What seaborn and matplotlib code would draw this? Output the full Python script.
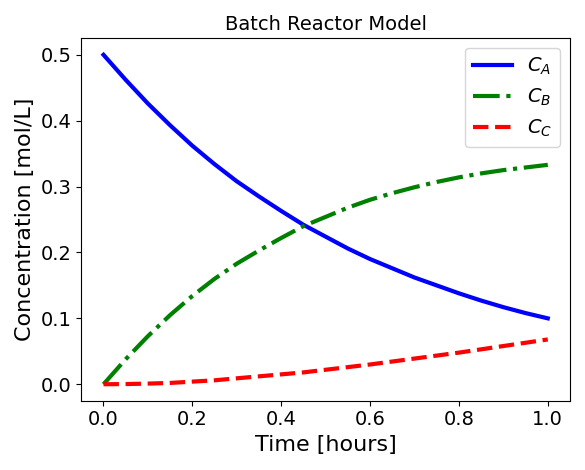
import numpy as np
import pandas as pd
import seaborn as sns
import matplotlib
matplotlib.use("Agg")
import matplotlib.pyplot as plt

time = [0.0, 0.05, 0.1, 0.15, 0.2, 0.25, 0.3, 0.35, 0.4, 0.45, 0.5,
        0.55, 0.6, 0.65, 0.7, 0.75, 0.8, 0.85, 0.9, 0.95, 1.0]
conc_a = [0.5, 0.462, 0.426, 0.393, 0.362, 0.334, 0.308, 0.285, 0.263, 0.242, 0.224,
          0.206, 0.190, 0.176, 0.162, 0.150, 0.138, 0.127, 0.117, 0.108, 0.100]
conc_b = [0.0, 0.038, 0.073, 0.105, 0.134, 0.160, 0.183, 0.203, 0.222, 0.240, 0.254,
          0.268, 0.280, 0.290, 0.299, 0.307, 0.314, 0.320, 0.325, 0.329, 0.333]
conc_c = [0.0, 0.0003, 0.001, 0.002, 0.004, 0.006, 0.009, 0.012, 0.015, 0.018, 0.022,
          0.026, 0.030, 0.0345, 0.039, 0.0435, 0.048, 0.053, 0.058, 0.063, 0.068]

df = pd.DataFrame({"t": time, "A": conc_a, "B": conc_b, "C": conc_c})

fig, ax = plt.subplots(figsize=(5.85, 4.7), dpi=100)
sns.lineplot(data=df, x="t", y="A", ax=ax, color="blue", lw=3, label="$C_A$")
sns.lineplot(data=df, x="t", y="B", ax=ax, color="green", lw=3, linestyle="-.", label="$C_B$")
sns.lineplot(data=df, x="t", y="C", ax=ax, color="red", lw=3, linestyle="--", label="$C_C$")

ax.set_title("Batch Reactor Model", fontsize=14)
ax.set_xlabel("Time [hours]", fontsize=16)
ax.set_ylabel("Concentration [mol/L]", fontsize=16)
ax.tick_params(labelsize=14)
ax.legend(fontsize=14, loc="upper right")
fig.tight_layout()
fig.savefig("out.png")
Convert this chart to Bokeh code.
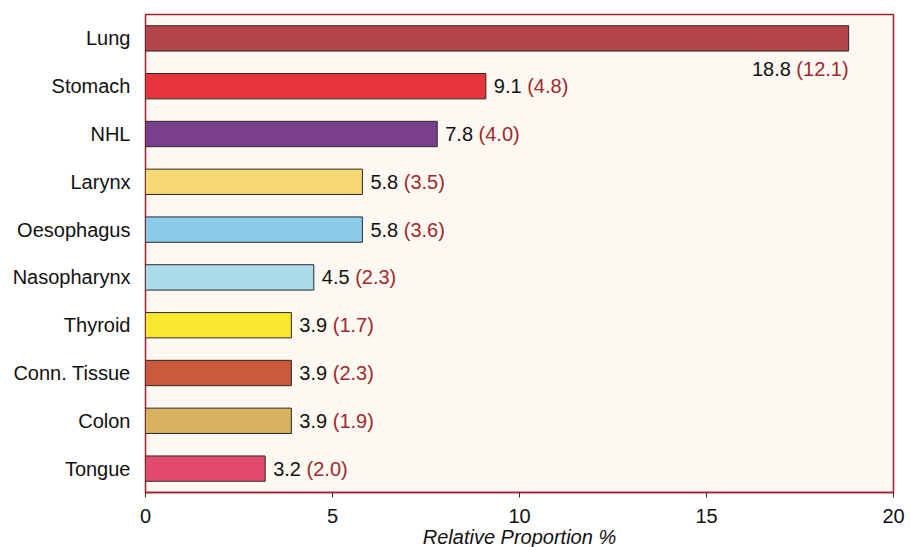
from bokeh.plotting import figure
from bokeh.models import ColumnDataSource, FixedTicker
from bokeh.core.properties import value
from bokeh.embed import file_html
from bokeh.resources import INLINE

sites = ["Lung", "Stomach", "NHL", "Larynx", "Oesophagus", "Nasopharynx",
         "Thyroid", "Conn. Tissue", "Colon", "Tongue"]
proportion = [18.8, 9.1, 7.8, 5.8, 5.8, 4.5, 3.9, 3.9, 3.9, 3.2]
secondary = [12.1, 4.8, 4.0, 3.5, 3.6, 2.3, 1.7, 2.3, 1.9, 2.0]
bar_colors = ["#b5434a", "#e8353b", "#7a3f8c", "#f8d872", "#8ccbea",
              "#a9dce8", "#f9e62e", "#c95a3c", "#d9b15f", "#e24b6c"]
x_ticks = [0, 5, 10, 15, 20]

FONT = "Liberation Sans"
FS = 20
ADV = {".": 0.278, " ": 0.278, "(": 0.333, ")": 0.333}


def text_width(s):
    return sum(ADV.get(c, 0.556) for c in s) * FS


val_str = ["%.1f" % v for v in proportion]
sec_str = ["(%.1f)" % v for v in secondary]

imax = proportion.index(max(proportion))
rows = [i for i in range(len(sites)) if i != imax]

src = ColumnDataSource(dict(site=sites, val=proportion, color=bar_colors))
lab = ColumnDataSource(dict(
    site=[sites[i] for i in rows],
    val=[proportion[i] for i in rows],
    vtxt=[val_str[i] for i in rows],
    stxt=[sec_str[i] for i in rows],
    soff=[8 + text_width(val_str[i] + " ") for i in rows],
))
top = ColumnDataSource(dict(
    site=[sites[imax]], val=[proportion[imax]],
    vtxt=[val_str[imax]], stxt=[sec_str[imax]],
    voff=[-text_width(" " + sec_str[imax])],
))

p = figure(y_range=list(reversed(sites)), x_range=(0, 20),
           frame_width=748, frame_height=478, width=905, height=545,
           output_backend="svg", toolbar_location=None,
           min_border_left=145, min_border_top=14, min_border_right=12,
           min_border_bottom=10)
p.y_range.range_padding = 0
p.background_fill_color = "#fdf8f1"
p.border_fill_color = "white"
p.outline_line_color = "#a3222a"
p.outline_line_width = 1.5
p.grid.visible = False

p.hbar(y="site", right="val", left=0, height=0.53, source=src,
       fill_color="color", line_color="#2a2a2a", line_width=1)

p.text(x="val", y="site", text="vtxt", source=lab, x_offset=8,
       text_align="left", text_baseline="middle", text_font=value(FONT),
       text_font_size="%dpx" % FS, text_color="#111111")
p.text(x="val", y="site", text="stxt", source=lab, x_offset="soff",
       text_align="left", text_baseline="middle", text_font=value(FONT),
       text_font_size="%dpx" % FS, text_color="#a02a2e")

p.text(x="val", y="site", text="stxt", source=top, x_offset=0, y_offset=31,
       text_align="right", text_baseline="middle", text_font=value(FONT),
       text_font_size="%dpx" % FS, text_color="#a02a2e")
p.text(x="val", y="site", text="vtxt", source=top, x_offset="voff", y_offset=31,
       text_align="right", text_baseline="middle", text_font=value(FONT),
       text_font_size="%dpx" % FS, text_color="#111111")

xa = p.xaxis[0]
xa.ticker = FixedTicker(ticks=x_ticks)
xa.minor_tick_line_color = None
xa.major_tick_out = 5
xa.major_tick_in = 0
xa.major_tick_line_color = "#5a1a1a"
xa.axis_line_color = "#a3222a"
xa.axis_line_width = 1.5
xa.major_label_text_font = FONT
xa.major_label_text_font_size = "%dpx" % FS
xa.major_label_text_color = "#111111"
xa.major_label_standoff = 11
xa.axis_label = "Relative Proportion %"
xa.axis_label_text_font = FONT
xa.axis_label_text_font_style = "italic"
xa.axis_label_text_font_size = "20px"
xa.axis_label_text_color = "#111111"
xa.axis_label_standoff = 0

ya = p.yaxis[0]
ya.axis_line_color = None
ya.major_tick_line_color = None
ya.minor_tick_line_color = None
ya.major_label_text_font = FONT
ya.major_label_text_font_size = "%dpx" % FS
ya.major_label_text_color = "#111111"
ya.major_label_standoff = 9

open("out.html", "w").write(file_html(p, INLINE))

+ + + + + + +

• [GIVEN TASK] Transcribe only the lines from the line holding "Convert this chart to Bokeh code." through the line holding "from bokeh.resources import INLINE", inclusive, without any of the pictures.

• [RESULT FOR THIS EXERCISE]
Convert this chart to Bokeh code.
from bokeh.plotting import figure
from bokeh.models import ColumnDataSource, FixedTicker
from bokeh.core.properties import value
from bokeh.embed import file_html
from bokeh.resources import INLINE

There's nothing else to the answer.